Prime Minister Boris Johnson rarely lets his ebullient image falter and he was certainly in an upbeat mood in the article he wrote for this newspaper today.
Perhaps he felt there was little to be gained by concentrating on the bad news which including revelations that the UK has plunged into the worst recession in the developed world apart from Spain and the fears that recovery could take many years even though there has been a modest bounce-back in the past month.
Instead, he lavished praise on the people of Northern Ireland for pulling together in fighting to contain Covid-19, even managing to compare it to the late John Hume's lifelong promotion of cross-community co-operation.
He was also keen to promote his own small 'u' unionism by revealing that the Treasury will help fund a programme of events to mark next year's centenary of the establishment of Northern Ireland.
However it must be acknowledged that his government has been generous in its funding of economic support measures in the face of the pandemic which included furloughing around 250,000 workers, supplying nearly five million items of PPE and money to keep Belfast and Londonderry airports open as air travel collapsed.
He did not miss the opportunity to say this showed how the UK, acting as one Union, could meet challenges which a single member could not meet alone.

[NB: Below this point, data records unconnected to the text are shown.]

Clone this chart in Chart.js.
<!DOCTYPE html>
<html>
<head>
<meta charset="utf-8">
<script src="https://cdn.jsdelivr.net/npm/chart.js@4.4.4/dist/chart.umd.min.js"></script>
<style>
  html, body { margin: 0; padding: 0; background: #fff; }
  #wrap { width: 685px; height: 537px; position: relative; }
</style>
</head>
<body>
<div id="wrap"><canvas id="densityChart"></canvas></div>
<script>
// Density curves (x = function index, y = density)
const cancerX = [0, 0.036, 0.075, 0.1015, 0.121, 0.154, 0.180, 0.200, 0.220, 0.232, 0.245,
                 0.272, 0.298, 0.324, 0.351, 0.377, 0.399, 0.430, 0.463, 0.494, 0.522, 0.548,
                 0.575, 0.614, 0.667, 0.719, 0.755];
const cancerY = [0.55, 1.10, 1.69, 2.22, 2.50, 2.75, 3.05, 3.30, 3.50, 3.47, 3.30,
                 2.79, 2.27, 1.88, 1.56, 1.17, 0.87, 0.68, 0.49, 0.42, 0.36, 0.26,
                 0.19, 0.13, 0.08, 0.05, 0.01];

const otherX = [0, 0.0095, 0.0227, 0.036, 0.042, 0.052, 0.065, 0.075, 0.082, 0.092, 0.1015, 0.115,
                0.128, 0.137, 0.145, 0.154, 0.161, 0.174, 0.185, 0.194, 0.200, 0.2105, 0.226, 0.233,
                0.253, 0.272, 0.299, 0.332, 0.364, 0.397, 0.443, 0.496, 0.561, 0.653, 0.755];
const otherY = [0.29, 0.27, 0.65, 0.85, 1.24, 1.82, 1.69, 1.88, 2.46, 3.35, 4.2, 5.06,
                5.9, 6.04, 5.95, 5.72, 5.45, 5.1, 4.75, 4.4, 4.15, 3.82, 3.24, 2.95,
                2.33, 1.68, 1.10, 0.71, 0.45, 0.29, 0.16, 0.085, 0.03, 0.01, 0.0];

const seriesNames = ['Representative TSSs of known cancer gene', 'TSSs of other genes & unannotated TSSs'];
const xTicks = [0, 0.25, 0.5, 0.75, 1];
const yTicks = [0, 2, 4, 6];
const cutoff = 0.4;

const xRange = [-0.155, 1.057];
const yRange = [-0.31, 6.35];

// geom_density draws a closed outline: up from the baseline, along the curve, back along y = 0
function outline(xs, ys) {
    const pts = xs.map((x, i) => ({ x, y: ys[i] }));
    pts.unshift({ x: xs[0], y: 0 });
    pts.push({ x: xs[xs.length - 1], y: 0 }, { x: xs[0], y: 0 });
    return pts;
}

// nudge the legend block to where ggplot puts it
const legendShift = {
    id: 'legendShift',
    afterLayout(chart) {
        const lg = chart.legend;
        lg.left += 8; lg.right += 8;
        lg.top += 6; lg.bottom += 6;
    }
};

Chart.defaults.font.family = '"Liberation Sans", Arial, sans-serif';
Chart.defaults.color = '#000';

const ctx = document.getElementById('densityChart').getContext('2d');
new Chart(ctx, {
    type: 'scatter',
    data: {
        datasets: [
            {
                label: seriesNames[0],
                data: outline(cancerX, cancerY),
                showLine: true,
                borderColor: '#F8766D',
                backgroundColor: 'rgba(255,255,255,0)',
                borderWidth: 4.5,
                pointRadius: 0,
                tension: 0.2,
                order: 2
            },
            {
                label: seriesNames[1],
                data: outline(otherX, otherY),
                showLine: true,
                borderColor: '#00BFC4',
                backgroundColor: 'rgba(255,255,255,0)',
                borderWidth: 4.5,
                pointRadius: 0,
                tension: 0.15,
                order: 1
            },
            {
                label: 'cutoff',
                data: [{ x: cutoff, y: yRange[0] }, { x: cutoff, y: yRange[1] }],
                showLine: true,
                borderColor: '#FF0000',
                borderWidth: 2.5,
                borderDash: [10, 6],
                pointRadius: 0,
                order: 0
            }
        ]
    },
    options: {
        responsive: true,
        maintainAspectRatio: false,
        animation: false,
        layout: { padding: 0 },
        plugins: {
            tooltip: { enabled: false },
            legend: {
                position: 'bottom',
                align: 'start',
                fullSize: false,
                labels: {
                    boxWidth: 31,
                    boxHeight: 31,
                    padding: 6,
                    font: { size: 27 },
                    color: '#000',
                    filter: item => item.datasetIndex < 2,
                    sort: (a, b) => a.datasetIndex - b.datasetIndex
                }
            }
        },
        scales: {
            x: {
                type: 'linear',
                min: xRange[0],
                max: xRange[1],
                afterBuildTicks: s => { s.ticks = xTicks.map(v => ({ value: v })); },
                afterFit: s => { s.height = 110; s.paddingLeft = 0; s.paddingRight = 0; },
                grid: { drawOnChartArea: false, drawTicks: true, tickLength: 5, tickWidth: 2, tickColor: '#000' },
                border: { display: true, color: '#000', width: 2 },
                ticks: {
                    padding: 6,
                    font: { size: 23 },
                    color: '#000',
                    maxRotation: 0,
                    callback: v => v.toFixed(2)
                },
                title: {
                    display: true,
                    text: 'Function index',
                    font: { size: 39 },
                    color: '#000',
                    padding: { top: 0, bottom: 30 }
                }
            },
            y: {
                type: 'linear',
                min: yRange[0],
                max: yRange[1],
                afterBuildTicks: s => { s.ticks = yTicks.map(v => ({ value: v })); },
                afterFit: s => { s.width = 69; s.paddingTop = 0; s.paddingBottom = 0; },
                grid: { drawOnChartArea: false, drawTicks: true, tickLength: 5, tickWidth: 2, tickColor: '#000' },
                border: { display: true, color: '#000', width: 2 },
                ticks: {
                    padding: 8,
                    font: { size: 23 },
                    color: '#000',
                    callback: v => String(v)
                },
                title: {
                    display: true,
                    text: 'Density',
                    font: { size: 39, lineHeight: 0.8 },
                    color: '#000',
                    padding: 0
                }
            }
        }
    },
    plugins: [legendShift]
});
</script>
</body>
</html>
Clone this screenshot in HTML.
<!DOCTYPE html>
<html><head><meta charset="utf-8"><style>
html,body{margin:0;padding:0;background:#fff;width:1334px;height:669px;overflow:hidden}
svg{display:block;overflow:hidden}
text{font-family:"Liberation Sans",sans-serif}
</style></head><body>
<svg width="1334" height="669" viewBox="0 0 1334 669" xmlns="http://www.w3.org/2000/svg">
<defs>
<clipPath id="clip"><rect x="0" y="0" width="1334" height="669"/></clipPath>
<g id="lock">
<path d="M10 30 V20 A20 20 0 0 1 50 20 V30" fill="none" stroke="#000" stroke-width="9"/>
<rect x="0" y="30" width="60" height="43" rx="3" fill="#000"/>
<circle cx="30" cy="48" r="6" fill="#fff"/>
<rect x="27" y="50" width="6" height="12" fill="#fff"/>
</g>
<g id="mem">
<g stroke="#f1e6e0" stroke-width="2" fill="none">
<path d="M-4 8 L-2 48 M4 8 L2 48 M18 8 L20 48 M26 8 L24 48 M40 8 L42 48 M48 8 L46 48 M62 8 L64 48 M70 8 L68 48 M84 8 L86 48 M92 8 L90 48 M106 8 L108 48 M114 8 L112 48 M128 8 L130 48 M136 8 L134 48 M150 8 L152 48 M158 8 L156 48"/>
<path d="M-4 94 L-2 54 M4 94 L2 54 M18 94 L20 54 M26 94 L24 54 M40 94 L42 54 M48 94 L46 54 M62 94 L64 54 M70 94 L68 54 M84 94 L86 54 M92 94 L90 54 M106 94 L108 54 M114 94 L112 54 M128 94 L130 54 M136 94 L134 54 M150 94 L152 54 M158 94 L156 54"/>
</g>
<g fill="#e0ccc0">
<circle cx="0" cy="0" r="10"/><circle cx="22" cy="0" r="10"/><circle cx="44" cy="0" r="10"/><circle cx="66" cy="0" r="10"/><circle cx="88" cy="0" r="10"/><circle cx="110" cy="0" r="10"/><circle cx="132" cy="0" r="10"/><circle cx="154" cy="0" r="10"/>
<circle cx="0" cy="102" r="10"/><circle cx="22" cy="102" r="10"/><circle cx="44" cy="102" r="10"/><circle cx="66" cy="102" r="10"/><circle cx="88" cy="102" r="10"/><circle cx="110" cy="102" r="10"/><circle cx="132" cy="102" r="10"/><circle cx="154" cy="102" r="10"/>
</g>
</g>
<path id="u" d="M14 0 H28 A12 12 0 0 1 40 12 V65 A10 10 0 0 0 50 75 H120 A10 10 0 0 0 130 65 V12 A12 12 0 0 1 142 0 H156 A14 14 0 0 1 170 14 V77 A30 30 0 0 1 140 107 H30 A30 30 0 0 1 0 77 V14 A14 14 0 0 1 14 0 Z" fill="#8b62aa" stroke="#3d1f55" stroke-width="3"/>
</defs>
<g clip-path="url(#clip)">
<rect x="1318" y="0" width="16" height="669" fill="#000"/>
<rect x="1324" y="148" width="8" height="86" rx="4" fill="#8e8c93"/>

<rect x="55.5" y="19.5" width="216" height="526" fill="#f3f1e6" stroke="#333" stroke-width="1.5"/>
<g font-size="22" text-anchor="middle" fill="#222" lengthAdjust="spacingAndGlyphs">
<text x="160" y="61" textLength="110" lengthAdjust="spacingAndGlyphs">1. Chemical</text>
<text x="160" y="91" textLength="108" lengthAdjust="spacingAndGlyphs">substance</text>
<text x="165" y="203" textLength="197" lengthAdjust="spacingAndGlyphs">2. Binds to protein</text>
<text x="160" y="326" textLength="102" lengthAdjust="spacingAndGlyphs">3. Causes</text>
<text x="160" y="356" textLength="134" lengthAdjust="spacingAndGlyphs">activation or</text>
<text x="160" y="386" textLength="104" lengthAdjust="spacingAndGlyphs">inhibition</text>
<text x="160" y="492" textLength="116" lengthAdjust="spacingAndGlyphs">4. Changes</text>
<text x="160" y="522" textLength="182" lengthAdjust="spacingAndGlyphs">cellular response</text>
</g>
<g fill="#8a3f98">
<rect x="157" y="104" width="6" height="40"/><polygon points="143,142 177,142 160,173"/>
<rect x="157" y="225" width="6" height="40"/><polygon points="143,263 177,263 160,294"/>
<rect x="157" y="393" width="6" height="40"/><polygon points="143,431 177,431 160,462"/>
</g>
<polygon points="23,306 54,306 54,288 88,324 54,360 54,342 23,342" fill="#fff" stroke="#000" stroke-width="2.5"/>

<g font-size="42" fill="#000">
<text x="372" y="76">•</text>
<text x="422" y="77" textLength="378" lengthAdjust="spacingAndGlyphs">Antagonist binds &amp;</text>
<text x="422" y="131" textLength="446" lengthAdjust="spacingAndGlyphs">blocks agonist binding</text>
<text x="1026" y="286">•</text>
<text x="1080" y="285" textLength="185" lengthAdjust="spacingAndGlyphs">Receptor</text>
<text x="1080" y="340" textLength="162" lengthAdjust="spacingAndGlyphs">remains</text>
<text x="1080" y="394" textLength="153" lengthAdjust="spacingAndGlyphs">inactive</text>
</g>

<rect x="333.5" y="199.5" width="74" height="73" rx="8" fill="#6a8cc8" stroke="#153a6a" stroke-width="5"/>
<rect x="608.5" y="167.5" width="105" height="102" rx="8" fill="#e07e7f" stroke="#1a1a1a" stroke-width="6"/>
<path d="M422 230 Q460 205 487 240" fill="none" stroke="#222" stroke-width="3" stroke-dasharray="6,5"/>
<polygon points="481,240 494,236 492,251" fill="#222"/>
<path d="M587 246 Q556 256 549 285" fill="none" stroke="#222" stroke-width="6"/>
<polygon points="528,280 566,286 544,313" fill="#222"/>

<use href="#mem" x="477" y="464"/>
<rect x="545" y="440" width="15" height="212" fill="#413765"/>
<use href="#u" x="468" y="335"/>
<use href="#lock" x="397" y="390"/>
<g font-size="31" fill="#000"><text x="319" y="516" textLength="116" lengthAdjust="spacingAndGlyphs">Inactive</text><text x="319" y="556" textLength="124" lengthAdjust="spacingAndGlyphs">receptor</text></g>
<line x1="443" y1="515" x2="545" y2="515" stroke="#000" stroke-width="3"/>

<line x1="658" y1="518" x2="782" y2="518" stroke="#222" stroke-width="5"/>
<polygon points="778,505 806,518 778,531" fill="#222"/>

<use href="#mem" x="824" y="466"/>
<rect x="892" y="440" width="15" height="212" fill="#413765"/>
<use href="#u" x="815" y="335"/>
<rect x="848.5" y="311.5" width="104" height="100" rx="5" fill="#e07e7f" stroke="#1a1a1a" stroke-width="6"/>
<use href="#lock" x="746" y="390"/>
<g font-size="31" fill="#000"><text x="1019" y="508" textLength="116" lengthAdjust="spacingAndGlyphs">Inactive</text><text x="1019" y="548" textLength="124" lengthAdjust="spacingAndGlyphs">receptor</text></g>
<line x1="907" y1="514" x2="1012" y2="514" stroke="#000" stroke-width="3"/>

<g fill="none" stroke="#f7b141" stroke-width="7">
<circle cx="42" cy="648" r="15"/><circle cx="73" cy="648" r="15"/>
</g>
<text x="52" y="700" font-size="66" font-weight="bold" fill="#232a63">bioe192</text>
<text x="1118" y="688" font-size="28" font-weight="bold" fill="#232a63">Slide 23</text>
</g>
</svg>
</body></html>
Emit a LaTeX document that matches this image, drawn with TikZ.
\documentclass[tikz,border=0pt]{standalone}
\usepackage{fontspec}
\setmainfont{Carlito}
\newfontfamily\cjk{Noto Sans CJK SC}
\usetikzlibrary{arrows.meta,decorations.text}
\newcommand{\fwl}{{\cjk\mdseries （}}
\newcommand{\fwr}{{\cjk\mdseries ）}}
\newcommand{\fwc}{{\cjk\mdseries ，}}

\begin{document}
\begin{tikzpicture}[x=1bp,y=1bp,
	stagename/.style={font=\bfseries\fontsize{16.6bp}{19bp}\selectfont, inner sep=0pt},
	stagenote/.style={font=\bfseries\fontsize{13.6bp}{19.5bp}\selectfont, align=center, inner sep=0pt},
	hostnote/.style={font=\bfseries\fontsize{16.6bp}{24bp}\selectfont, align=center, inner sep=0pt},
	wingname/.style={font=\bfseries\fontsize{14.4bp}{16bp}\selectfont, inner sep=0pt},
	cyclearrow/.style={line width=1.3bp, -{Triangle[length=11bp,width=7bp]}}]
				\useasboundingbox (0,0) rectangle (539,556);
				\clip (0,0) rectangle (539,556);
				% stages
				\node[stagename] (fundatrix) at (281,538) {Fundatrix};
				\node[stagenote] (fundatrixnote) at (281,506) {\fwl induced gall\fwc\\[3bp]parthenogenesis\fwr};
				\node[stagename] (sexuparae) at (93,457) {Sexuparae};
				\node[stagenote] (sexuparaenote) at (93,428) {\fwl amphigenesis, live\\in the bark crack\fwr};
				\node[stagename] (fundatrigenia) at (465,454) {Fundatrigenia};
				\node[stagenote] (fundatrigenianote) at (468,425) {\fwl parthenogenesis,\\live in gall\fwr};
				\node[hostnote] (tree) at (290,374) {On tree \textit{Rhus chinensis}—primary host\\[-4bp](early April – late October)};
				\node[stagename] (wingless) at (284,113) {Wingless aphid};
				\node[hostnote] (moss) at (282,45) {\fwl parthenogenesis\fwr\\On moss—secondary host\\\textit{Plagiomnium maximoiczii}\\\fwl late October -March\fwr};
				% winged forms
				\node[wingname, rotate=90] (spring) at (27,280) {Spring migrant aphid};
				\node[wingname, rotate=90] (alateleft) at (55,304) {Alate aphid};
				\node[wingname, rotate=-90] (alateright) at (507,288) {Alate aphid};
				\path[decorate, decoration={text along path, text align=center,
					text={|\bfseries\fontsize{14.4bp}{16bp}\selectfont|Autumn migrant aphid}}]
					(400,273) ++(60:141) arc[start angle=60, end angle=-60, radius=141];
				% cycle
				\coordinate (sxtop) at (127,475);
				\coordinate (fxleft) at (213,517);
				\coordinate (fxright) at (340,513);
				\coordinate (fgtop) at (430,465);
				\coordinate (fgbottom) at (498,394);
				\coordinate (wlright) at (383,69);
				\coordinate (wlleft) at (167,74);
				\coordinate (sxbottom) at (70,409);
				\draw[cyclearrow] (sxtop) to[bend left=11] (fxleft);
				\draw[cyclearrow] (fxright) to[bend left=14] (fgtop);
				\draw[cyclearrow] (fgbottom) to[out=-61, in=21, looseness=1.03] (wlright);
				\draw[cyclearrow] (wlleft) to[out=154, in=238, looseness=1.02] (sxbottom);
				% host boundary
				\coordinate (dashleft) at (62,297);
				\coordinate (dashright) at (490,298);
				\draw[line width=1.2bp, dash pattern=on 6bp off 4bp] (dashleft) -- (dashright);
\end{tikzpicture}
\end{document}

That could well be interpreted as a rebuke to the Scottish nationalists and and republicans in Northern Ireland who see their respective independence campaigns as achievable in the medium term, possibly within a decade
Mr Johnson will today talk about what he calls the "unique freedoms" Northern Ireland will enjoy when the UK finally severs its links with the European Union at the end of this year. He is obviously determined to press ahead with this timetable which makes finding a soft exit deal very difficult to achieve.
His forecast of Brexit opportunities for the province will bring a wry smile to the lips of his many critics here. They will recall his pledge to the DUP of no border in the Irish Sea only to return to London and almost immediately agree to just such a frontier.
Whatever message he likes to deliver the Prime Minister cannot ignore the reality of the economic black hole which faces the UK. This is the worst recession in its history and his own Chancellor yesterday admitted many more people will lose their jobs before the situation begins to improve.
Local economist Dr Esmond Birnie points out that it took NI seven years to recover from the 2008-9 crash and has forecast that recovery this time around could take at least five years - a figure some might regard as optimistic.
Nevertheless we cannot simply wallow in a slough of despair and the important work for the Executive now is to find new ways of regenerating the economy. Our efforts at containing Covid-19 were the best in the UK and that should be used to persuade investors to set up business here. Maximising staycations, smarter and more efficient working practices and putting greater emphasis on vocational training for young people are minimum requirements.
The PM admits the Executive faces serious challenges and will require cohesive government to surmount those problems. Businesses, too, must become more innovative and not depend on government continuing to bail out significant numbers of them. That would only deepen the recession.